### Objective
Copy the lines of the data below exactly, starting at the first and stopping after the line that contains "const allSeries = [s1, s2, s3, s4, s5, s6];"; include no pictures.

### Data block
☆ ☆ ☆ ☆
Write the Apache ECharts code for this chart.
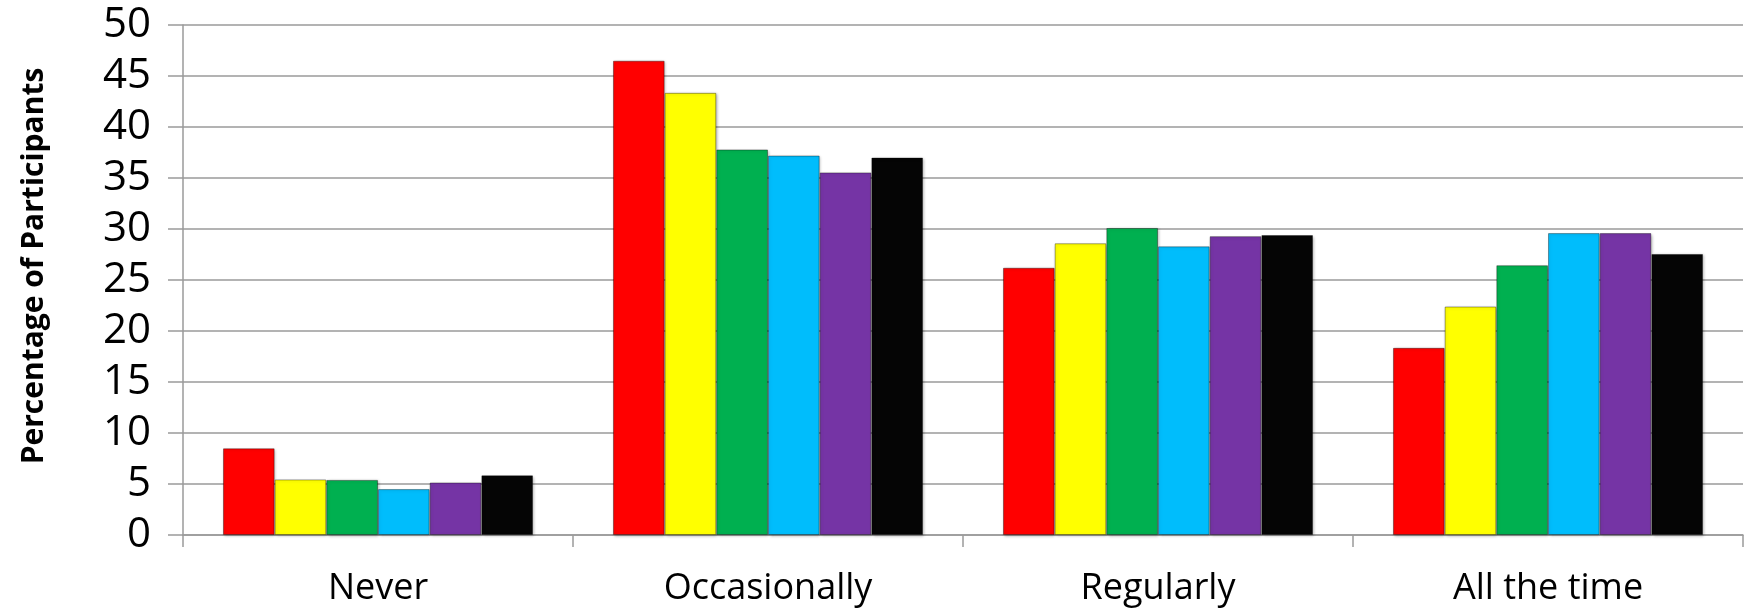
<!DOCTYPE html>
<html><head><meta charset="utf-8">
<script src="https://cdn.jsdelivr.net/npm/echarts@6/dist/echarts.min.js"></script>
<style>html,body{margin:0;padding:0;background:#fff}#c{width:1746px;height:609px}</style>
</head><body><div id="c"></div>
<script>
const categories = ['Never', 'Occasionally', 'Regularly', 'All the time'];
const seriesNames = ['Group 1', 'Group 2', 'Group 3', 'Group 4', 'Group 5', 'Group 6'];
const colors = ['#FF0000', '#FFFF00', '#00B050', '#00BDFC', '#7534A5', '#050505'];
const s1 = [8.5, 46.5, 26.2, 18.35];
const s2 = [5.45, 43.35, 28.6, 22.4];
const s3 = [5.4, 37.8, 30.1, 26.45];
const s4 = [4.5, 37.2, 28.3, 29.6];
const s5 = [5.15, 35.55, 29.3, 29.6];
const s6 = [5.85, 37.0, 29.4, 27.55];
const yTicks = { min: 0, max: 50, interval: 5 };
const allSeries = [s1, s2, s3, s4, s5, s6];

const chart = echarts.init(document.getElementById('c'));
chart.setOption({
  animation: false,
  grid: { left: 183, right: 3, top: 25, bottom: 74 },
  xAxis: {
    type: 'category', data: categories,
    axisLine: { lineStyle: { color: '#9a9a9a', width: 1.5 } },
    axisTick: { show: true, length: 12, lineStyle: { color: '#9a9a9a', width: 1.5 } },
    axisLabel: { fontFamily: 'Open Sans', fontSize: 36, color: '#000', margin: 36 }
  },
  yAxis: {
    type: 'value', min: yTicks.min, max: yTicks.max, interval: yTicks.interval,
    name: 'Percentage of Participants', nameLocation: 'middle', nameGap: 134,
    nameTextStyle: { fontFamily: 'Open Sans', fontWeight: 'bold', fontSize: 30, color: '#000', padding: [0, 0, 0, 28] },
    axisLine: { show: true, lineStyle: { color: '#9a9a9a', width: 1.5 } },
    axisTick: { show: true, length: 15, lineStyle: { color: '#9a9a9a', width: 1.5 } },
    splitLine: { lineStyle: { color: '#9a9a9a', width: 1.5 } },
    axisLabel: { fontFamily: 'Open Sans', fontSize: 42, color: '#000', margin: 32 }
  },
  series: allSeries.map((d, i) => ({
    name: seriesNames[i], type: 'bar', data: d,
    barGap: '0%', barCategoryGap: '20.5%',
    itemStyle: {
      color: colors[i],
      borderColor: 'rgba(0,0,0,0.35)', borderWidth: 1,
      shadowColor: 'rgba(0,0,0,0.3)', shadowBlur: 3, shadowOffsetX: 1, shadowOffsetY: 1
    }
  }))
});
</script></body></html>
☆ ☆ ☆ ☆
### Response to this task
Write the Apache ECharts code for this chart.
<!DOCTYPE html>
<html><head><meta charset="utf-8">
<script src="https://cdn.jsdelivr.net/npm/echarts@6/dist/echarts.min.js"></script>
<style>html,body{margin:0;padding:0;background:#fff}#c{width:1746px;height:609px}</style>
</head><body><div id="c"></div>
<script>
const categories = ['Never', 'Occasionally', 'Regularly', 'All the time'];
const seriesNames = ['Group 1', 'Group 2', 'Group 3', 'Group 4', 'Group 5', 'Group 6'];
const colors = ['#FF0000', '#FFFF00', '#00B050', '#00BDFC', '#7534A5', '#050505'];
const s1 = [8.5, 46.5, 26.2, 18.35];
const s2 = [5.45, 43.35, 28.6, 22.4];
const s3 = [5.4, 37.8, 30.1, 26.45];
const s4 = [4.5, 37.2, 28.3, 29.6];
const s5 = [5.15, 35.55, 29.3, 29.6];
const s6 = [5.85, 37.0, 29.4, 27.55];
const yTicks = { min: 0, max: 50, interval: 5 };
const allSeries = [s1, s2, s3, s4, s5, s6];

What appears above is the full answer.